The first line reads: She sits on the bed with a helpless expression. What is your name? Auguste. Last name? Auguste. What is your husband’s name? Auguste, I think. The 32 pages of medical records that follow are the oldest medical description of Alzheimer’s disease. Psychiatrist Konrad Maurer and his colleagues at Johann Wolfgang Goethe University in Frankfurt found the file in their hospital’s archive, where it had been missing for nearly 90 years, and published excerpts from it last May in The Lancet. The notes, in a cramped, archaic German script, were written by Alois Alzheimer—the physician who first described the disease.
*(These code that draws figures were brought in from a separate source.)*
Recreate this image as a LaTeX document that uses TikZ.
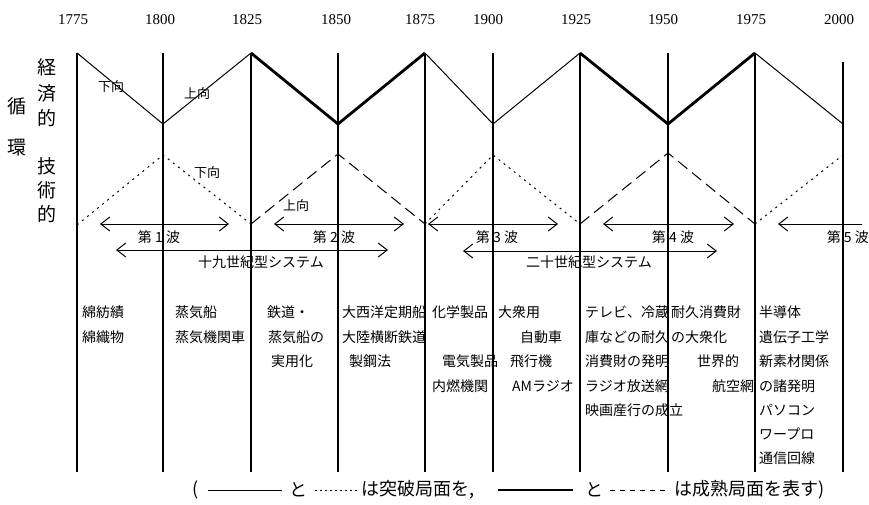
\documentclass[tikz,border=0pt]{standalone}
\usepackage{fontspec}
\setmainfont{Liberation Serif}
\newfontfamily\cjk{Noto Sans CJK JP}
\usetikzlibrary{arrows.meta}
\begin{document}
\begin{tikzpicture}[x=1pt,y=-1pt,
  yearlab/.style={font=\fontsize{15}{15}\selectfont, inner sep=0},
  sidelab/.style={font=\cjk\fontsize{19}{19}\selectfont, inner sep=0},
  coltext/.style={font=\cjk\fontsize{14}{14}\selectfont, inner sep=0, anchor=west},
  dirlab/.style={font=\cjk\fontsize{13}{13}\selectfont, inner sep=0},
  wavelab/.style={font=\cjk\fontsize{14}{14}\selectfont, inner sep=0},
  leglab/.style={font=\cjk\fontsize{18}{18}\selectfont, inner sep=0, anchor=west},
  yearline/.style={line width=1.2pt},
  thinwave/.style={line width=1pt},
  thickwave/.style={line width=2.8pt},
  breakline/.style={line width=1pt, dash pattern=on 2pt off 4.5pt},
  matureline/.style={line width=1pt, dash pattern=on 12pt off 6pt},
  dblarrow/.style={line width=1pt, {Straight Barb[length=9pt,width=14pt]}-{Straight Barb[length=9pt,width=14pt]}},
  leftarrow/.style={line width=1pt, {Straight Barb[length=9pt,width=14pt]}-}
]
\useasboundingbox (0,0) rectangle (869,505);

% year labels
\foreach \yr/\lx in {1775/73,1800/160,1825/247,1850/336,1875/420,1900/488,1925/576,1950/663,1975/751,2000/839}
  \node[yearlab] (yl\yr) at (\lx,20) {\yr};

% vertical year lines
\foreach \yr/\x in {1775/77,1800/163,1825/251,1850/338,1875/425,1900/493,1925/580,1950/668,1975/755}{
  \coordinate (vt\yr) at (\x,53);
  \coordinate (vb\yr) at (\x,472);
  \draw[yearline] (vt\yr) -- (vb\yr);
}
\coordinate (vt2000) at (843,62);
\coordinate (vb2000) at (843,472);
\draw[yearline] (vt2000) -- (vb2000);

% economic wave
\foreach \yr/\x/\y in {1775/77/53,1800/163/124,1825/251/53,1850/338/124,1875/425/53,1900/493/124,1925/580/53,1950/668/124,1975/755/53,2000/843/124}
  \coordinate (e\yr) at (\x,\y);
\draw[thinwave] (e1775) -- (e1800) -- (e1825);
\draw[thickwave, line join=miter] (e1825) -- (e1850) -- (e1875);
\draw[thinwave] (e1875) -- (e1900) -- (e1925);
\draw[thickwave, line join=miter] (e1925) -- (e1950) -- (e1975);
\draw[thinwave] (e1975) -- (e2000);

% technological wave
\foreach \yr/\x/\y in {1775/77/225,1800/163/155,1825/251/224,1850/338/154,1875/425/224,1900/493/155,1925/580/224,1950/668/153,1975/755/224,2000/843/155}
  \coordinate (t\yr) at (\x,\y);
\draw[breakline] (t1775) -- (t1800) -- (t1825);
\draw[matureline] (t1825) -- (t1850) -- (t1875);
\draw[breakline] (t1875) -- (t1900) -- (t1925);
\draw[matureline] (t1925) -- (t1950) -- (t1975);
\draw[breakline] (t1975) -- (t2000);

% direction labels
\node[dirlab] (d1) at (111,87) {下向};
\node[dirlab] (d2) at (197,94) {上向};
\node[dirlab] (d3) at (207,173) {下向};
\node[dirlab] (d4) at (296,206) {上向};

% side labels
\node[sidelab] (jun) at (17,106) {循};
\node[sidelab] (kan) at (17,148) {環};
\node[sidelab] (k1) at (47,67) {経};
\node[sidelab] (k2) at (47,93) {済};
\node[sidelab] (k3) at (47,118) {的};
\node[sidelab] (g1) at (47,166) {技};
\node[sidelab] (g2) at (47,190) {術};
\node[sidelab] (g3) at (47,214) {的};

% wave arrows
\coordinate (w1a) at (100,224); \coordinate (w1b) at (229,224);
\coordinate (w2a) at (274,224); \coordinate (w2b) at (404,224);
\coordinate (w3a) at (428,224); \coordinate (w3b) at (558,224);
\coordinate (w4a) at (603,224); \coordinate (w4b) at (734,224);
\coordinate (w5a) at (778,224); \coordinate (w5b) at (862,224);
\draw[dblarrow] (w1a) -- (w1b);
\draw[dblarrow] (w2a) -- (w2b);
\draw[dblarrow] (w3a) -- (w3b);
\draw[dblarrow] (w4a) -- (w4b);
\draw[leftarrow] (w5a) -- (w5b);
\node[wavelab] (wl1) at (159,237) {第 1 波};
\node[wavelab] (wl2) at (334,237) {第 2 波};
\node[wavelab] (wl3) at (497,237) {第 3 波};
\node[wavelab] (wl4) at (673,237) {第 4 波};
\node[wavelab, anchor=east] (wl5) at (869,237) {第 5 波};

% system arrows
\coordinate (s1a) at (116,250); \coordinate (s1b) at (388,250);
\coordinate (s2a) at (463,251); \coordinate (s2b) at (717,251);
\draw[dblarrow] (s1a) -- (s1b);
\draw[dblarrow] (s2a) -- (s2b);
\node[wavelab] (sl1) at (261,262) {十九世紀型システム};
\node[wavelab] (sl2) at (589,262) {二十世紀型システム};

% column texts
\node[coltext] (c1a) at (82,312) {綿紡績};
\node[coltext] (c1b) at (82,337) {綿織物};

\node[coltext] (c2a) at (175,312) {蒸気船};
\node[coltext] (c2b) at (175,337) {蒸気機関車};

\node[coltext] (c3a) at (267,312) {鉄道・};
\node[coltext] (c3b) at (268,337) {蒸気船の};
\node[coltext] (c3c) at (271,361) {実用化};

\node[coltext] (c4a) at (342,312) {大西洋定期船};
\node[coltext] (c4b) at (342,337) {大陸横断鉄道};
\node[coltext] (c4c) at (349,361) {製鋼法};

\node[coltext] (c5a) at (432,312) {化学製品};
\node[coltext] (c5b) at (442,361) {電気製品};
\node[coltext] (c5c) at (432,386) {内燃機関};

\node[coltext] (c6a) at (498,312) {大衆用};
\node[coltext] (c6b) at (520,337) {自動車};
\node[coltext] (c6c) at (510,361) {飛行機};
\node[coltext] (c6d) at (512,386) {AMラジオ};

\node[coltext] (c7a) at (585,312) {テレビ、冷蔵};
\node[coltext] (c7b) at (585,337) {庫などの耐久};
\node[coltext] (c7c) at (585,361) {消費財の発明};
\node[coltext] (c7d) at (585,386) {ラジオ放送網};
\node[coltext] (c7e) at (585,410) {映画産行の成立};

\node[coltext] (c8a) at (671,312) {耐久消費財};
\node[coltext] (c8b) at (671,337) {の大衆化};
\node[coltext] (c8c) at (697,361) {世界的};
\node[coltext] (c8d) at (712,386) {航空網};

\node[coltext] (c9a) at (759,312) {半導体};
\node[coltext] (c9b) at (759,337) {遺伝子工学};
\node[coltext] (c9c) at (759,361) {新素材関係};
\node[coltext] (c9d) at (759,386) {の諸発明};
\node[coltext] (c9e) at (759,410) {パソコン};
\node[coltext] (c9f) at (759,434) {ワープロ};
\node[coltext] (c9g) at (759,458) {通信回線};

% legend
\node[leglab] (lp) at (192,490) {(};
\coordinate (l1a) at (208,490); \coordinate (l1b) at (282,490);
\draw[line width=1pt] (l1a) -- (l1b);
\node[leglab] (lto1) at (289,490) {と};
\coordinate (l2a) at (315,490); \coordinate (l2b) at (358,490);
\draw[line width=1pt, dash pattern=on 1.6pt off 3.4pt] (l2a) -- (l2b);
\node[leglab] (lt1) at (361,490) {は突破局面を,};
\coordinate (l3a) at (498,490); \coordinate (l3b) at (573,490);
\draw[line width=2.8pt] (l3a) -- (l3b);
\node[leglab] (lto2) at (585,490) {と};
\coordinate (l4a) at (610,490); \coordinate (l4b) at (670,490);
\draw[line width=1pt, dash pattern=on 5pt off 5pt] (l4a) -- (l4b);
\node[leglab] (lt2) at (674,490) {は成熟局面を表す)};
\end{tikzpicture}
\end{document}
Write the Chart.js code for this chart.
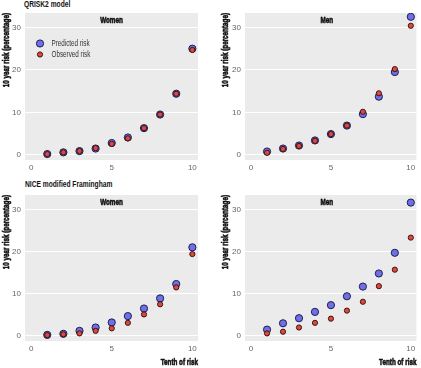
<!DOCTYPE html>
<html><head><meta charset="utf-8">
<script src="https://cdn.jsdelivr.net/npm/chart.js@4"></script>
<style>
html,body{margin:0;padding:0;background:#fff;width:421px;height:368px;overflow:hidden;position:relative}
canvas{position:absolute}
.sec{position:absolute;font:bold 9px 'Liberation Sans','DejaVu Sans',sans-serif;color:#111;white-space:nowrap;transform:scaleX(0.74);transform-origin:0 0}
</style></head><body>
<div class="sec" style="left:24px;top:-1px">QRISK2 model</div>
<div class="sec" style="left:25px;top:179px">NICE modified Framingham</div>
<canvas id="c1" width="205" height="175" style="left:0;top:0"></canvas>
<canvas id="c2" width="211" height="175" style="left:210px;top:0"></canvas>
<canvas id="c3" width="205" height="188" style="left:0;top:180px"></canvas>
<canvas id="c4" width="211" height="188" style="left:210px;top:180px"></canvas>
<script>
const tenths = [1,2,3,4,5,6,7,8,9,10];
const xTickValues = [0,5,10];
const yTickValues = [0,10,20,30];
const seriesNames = ['Predicted risk','Observed risk'];
const panelLabels = ['Women','Men','Women','Men'];
const xAxisTitle = 'Tenth of risk';
const yAxisTitle = '10 year risk (percentage)';

const qriskWomenPredicted = [0.2,0.6,0.9,1.5,2.8,4.1,6.3,9.5,14.4,25.0];
const qriskWomenObserved  = [0.2,0.6,0.9,1.6,2.6,3.9,6.3,9.5,14.4,24.7];
const qriskMenPredicted   = [0.8,1.5,2.2,3.4,4.9,6.9,9.6,13.7,19.5,32.5];
const qriskMenObserved    = [0.5,1.4,2.1,3.3,4.9,6.9,10.15,14.5,20.2,30.4];
const niceWomenPredicted  = [0.25,0.5,1.2,2.0,3.2,4.7,6.5,8.9,12.3,21.0];
const niceWomenObserved   = [0.2,0.4,0.6,1.2,1.8,3.1,5.1,7.5,11.5,19.4];
const niceMenPredicted    = [1.5,3.0,4.2,5.7,7.3,9.4,11.7,14.8,19.7,31.6];
const niceMenObserved     = [0.6,1.0,2.0,3.1,4.1,6.0,8.1,11.8,15.7,23.3];

const FONT = "'Liberation Sans','DejaVu Sans',sans-serif";
const SQ = 0.7; // horizontal condensing of label text
Chart.defaults.font.family = FONT;

function condensedText(ctx, text, x, y, align, heavy){
  ctx.save();
  ctx.translate(x, y);
  ctx.scale(SQ, 1);
  ctx.textAlign = align;
  if (heavy){ ctx.lineWidth = 0.6; ctx.strokeStyle = ctx.fillStyle; ctx.strokeText(text, 0, 0); }
  ctx.fillText(text, 0, 0);
  ctx.restore();
}

const bgPlugin = {
  id:'bg',
  beforeDraw(chart){
    const a = chart.chartArea, ctx = chart.ctx;
    ctx.save(); ctx.fillStyle = '#ebebeb';
    ctx.fillRect(a.left, a.top, a.right-a.left, a.bottom-a.top);
    ctx.restore();
  }
};
const labelPlugin = {
  id:'labels',
  afterDraw(chart, args, opts){
    const a = chart.chartArea, ctx = chart.ctx;
    ctx.save();
    ctx.textBaseline = 'middle';
    ctx.font = 'bold 9px ' + FONT; ctx.fillStyle = '#111';
    condensedText(ctx, opts.text, (a.left+a.right)/2 + (opts.dx||0), a.top + 7.5, 'center', true);
    ctx.save();
    ctx.translate(opts.ytx, a.top);
    ctx.rotate(-Math.PI/2);
    condensedText(ctx, yAxisTitle, 0, 0, 'right', true);
    ctx.restore();
    if (opts.xTitle){
      condensedText(ctx, xAxisTitle, a.right, chart.height - 5, 'right', true);
    }
    if (opts.legend){
      chart.data.datasets.slice().sort((p,q)=>p.legendIndex-q.legendIndex).forEach((ds,i)=>{
        const y = a.top + 30.5 + i*11, x = a.left + 15;
        ctx.beginPath(); ctx.arc(x, y, ds.pointRadius, 0, Math.PI*2);
        ctx.fillStyle = ds.backgroundColor; ctx.fill();
        ctx.lineWidth = ds.borderWidth; ctx.strokeStyle = ds.borderColor; ctx.stroke();
        ctx.font = '9px ' + FONT; ctx.fillStyle = '#333';
        condensedText(ctx, ds.label, a.left + 26.5, y + 0.5, 'left', false);
      });
    }
    ctx.restore();
  }
};

function makeChart(id, label, pred, obs, o){
  const mk = arr => tenths.map((t,i)=>({x:t, y:arr[i]}));
  return new Chart(document.getElementById(id), {
    type:'scatter',
    data:{datasets:[
      {label:seriesNames[0], legendIndex:0, order:1, data:mk(pred), pointRadius:3.6, pointHoverRadius:3.6,
       backgroundColor:'#6f70e6', borderColor:'#1d1d55', borderWidth:1},
      {label:seriesNames[1], legendIndex:1, order:0, data:mk(obs), pointRadius:2.6, pointHoverRadius:2.6,
       backgroundColor:'#d94a3e', borderColor:'#3f1414', borderWidth:1}
    ]},
    options:{
      responsive:false, animation:false, devicePixelRatio:1,
      layout:{padding:o.padding},
      plugins:{legend:{display:false}, tooltip:{enabled:false},
        labels:{text:label, legend:o.legend, dx:o.dx||0, xTitle:o.xTitle, ytx:o.ytx}},
      scales:{
        x:{type:'linear', min:-0.38, max:10.35,
           grid:{display:false, drawTicks:false, tickLength:0}, border:{display:false},
           afterBuildTicks:s=>{s.ticks = xTickValues.map(v=>({value:v}));},
           afterFit:s=>{s.height = o.xh;},
           ticks:{font:{size:8}, color:'#666', padding:3, maxRotation:0}},
        y:{type:'linear', min:-1.2, max:33.4,
           grid:{color:'#ffffff', lineWidth:1, drawTicks:false}, border:{display:false},
           afterBuildTicks:s=>{s.ticks = yTickValues.map(v=>({value:v}));},
           afterFit:s=>{s.width = o.yw;},
           ticks:{font:{size:8}, color:'#666', padding:4}}
      }
    },
    plugins:[bgPlugin, labelPlugin]
  });
}

makeChart('c1', panelLabels[0], qriskWomenPredicted, qriskWomenObserved,
  {padding:{top:13,right:7,left:0,bottom:0}, xh:15, yw:25, ytx:7, legend:true, xTitle:false});
makeChart('c2', panelLabels[1], qriskMenPredicted, qriskMenObserved,
  {padding:{top:13,right:2,left:0,bottom:0}, xh:15, yw:35, ytx:16, legend:false, xTitle:false, dx:-4});
makeChart('c3', panelLabels[2], niceWomenPredicted, niceWomenObserved,
  {padding:{top:15,right:7,left:0,bottom:0}, xh:27, yw:25, ytx:7, legend:false, xTitle:true});
makeChart('c4', panelLabels[3], niceMenPredicted, niceMenObserved,
  {padding:{top:15,right:2,left:0,bottom:0}, xh:27, yw:35, ytx:16, legend:false, xTitle:true, dx:-4});
</script>
</body></html>
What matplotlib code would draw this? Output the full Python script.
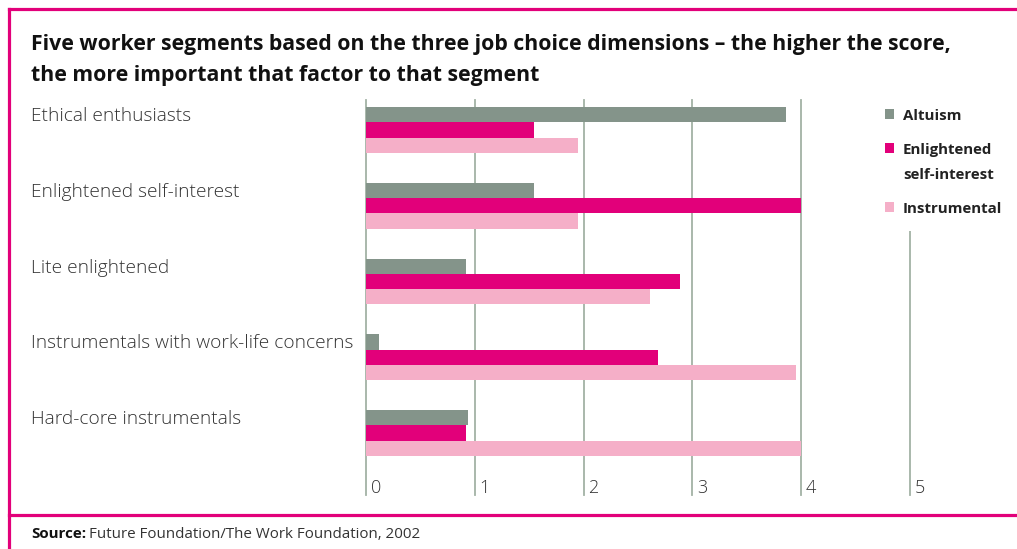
import matplotlib
matplotlib.use("Agg")
import matplotlib.pyplot as plt
from matplotlib.lines import Line2D
from matplotlib.patches import Rectangle
import matplotlib.transforms as mtransforms
import numpy as np

# ---- data -------------------------------------------------------------
segments = [
    "Ethical enthusiasts",
    "Enlightened self-interest",
    "Lite enlightened",
    "Instrumentals with work-life concerns",
    "Hard-core instrumentals",
]
series_names = ["Altuism", "Enlightened\nself-interest", "Instrumental"]
altruism = [3.86, 1.54, 0.92, 0.12, 0.94]
enlightened = [1.54, 4.00, 2.89, 2.68, 0.92]
instrumental = [1.95, 1.95, 2.61, 3.95, 4.00]
x_ticks = [0, 1, 2, 3, 4, 5]

title = ("Five worker segments based on the three job choice dimensions \u2013 the higher the score,\n"
         "the more important that factor to that segment")
source_bold = "Source:"
source_text = "Future Foundation/The Work Foundation, 2002"

# ---- style ------------------------------------------------------------
MAGENTA = "#e2007a"
GREEN_GREY = "#84948a"
PINK = "#f5afc8"
GRID = "#a3b2a5"
TEXT = "#333333"
FONT = "Open Sans"
colors = [GREEN_GREY, MAGENTA, PINK]

W, H = 1017, 549
fig = plt.figure(figsize=(W / 100, H / 100), dpi=100)
fig.patch.set_facecolor("white")


def fy(px):
    """Figure fraction for a pixel row counted from the top."""
    return 1 - px / H


# axes placed in pixel units
ax_left, ax_right, ax_top, ax_bottom = 366, 366 + 5 * 108.8, 100, 495
ax = fig.add_axes([ax_left / W, fy(ax_bottom),
                   (ax_right - ax_left) / W, (ax_bottom - ax_top) / H])
ax.set_xlim(0, 5)
group_gap = 75.75
ax.set_ylim((ax_bottom - 130) / group_gap, -(130 - ax_top) / group_gap)
ax.axis("off")

bar_h = 15.3 / group_gap
y = np.arange(len(segments))
for k, vals in enumerate([altruism, enlightened, instrumental]):
    ax.barh(y + (k - 1) * bar_h, vals, height=bar_h, color=colors[k], zorder=3)

# vertical grid lines with labels to their right
for t in x_ticks:
    ax.axvline(t, color=GRID, lw=1.3, zorder=1, clip_on=False)
    ax.text(t + 0.045, 0.005, str(t), transform=ax.get_xaxis_transform(),
            ha="left", va="baseline", fontsize=13, color=TEXT,
            family=FONT, fontweight="light")

# segment labels aligned with the first bar of each group
lab_tr = mtransforms.blended_transform_factory(fig.transFigure, ax.transData)
for i, s in enumerate(segments):
    fig.text(31 / W, i - bar_h + 1.5 / group_gap, s, transform=lab_tr,
             ha="left", va="center", fontsize=13.8, color=TEXT, family=FONT,
             fontweight="light")

# legend: white panel over the grid, square swatches and bold labels
fig.add_artist(Rectangle((872 / W, fy(231)), 140 / W, 134 / H,
                         transform=fig.transFigure, facecolor="white",
                         edgecolor="none", zorder=4))
legend_rows = [114, 148, 207]
for k, name in enumerate(series_names):
    row = legend_rows[k]
    fig.add_artist(Rectangle((884.5 / W, fy(row + 4.75)), 9.5 / W, 9.5 / H,
                             transform=fig.transFigure, facecolor=colors[k],
                             edgecolor="none", zorder=5))
    fig.text(903 / W, fy(row - 5), name, ha="left", va="top",
             fontsize=10.8, fontweight="bold", color="#222222",
             family=FONT, linespacing=2.0, zorder=6)

# title
fig.text(31 / W, fy(34), title, ha="left", va="top", fontsize=15.3,
         fontweight="bold", color="#111111", family=FONT, linespacing=1.65)

# source line
st = fig.text(31 / W, fy(534), source_bold, ha="left", va="center",
              fontsize=10.9, fontweight="bold", color="#111111", family=FONT)
fig.canvas.draw()
bb = st.get_window_extent()
fig.text((bb.x1 + 3) / W, fy(534), source_text, ha="left", va="center",
         fontsize=10.9, color=TEXT, family=FONT)

# magenta frame
frame_kw = dict(color=MAGENTA, lw=2.3, transform=fig.transFigure)
fig.add_artist(Line2D([9 / W, 1], [fy(9), fy(9)], **frame_kw))
fig.add_artist(Line2D([9 / W, 9 / W], [fy(9), 0], **frame_kw))
fig.add_artist(Line2D([9 / W, 1], [fy(515), fy(515)], **frame_kw))

fig.savefig("out.png", dpi=100, facecolor="white")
His patient, Auguste D., was a 51-year-old woman who had suffered fits of paranoid jealousy and memory lapses so disturbing that her family finally brought her to a local hospital known as the Castle of the Insane. Over the next four years Alzheimer tracked her condition. Upon her death he examined her brain tissue and found the distinctive lesions that are now hallmarks of the disease.
Today Alzheimer’s afflicts some 4 million Americans. Although it still cannot be cured, or even treated very well, several recent studies hint that some treatments—from estrogen to vitamin E to anti-inflammatory drugs—can reduce either the risk of developing the disorder or its symptoms. And more is being learned about its distinctive pathology. This past year, for instance, researchers discovered a new kind of lesion in Alzheimer’s patients. A genetic study also pinpointed a mutation that is present in some 60 percent of them—a mutation in the dna of mitochondria, the energy-producing organelles of the cells.
But nearly a century ago, it was Alois Alzheimer who first described the disease and in so doing became one of the first physicians to offer a biological basis for a psychiatric condition. Finding the file, Maurer says, is like holding history in your hands.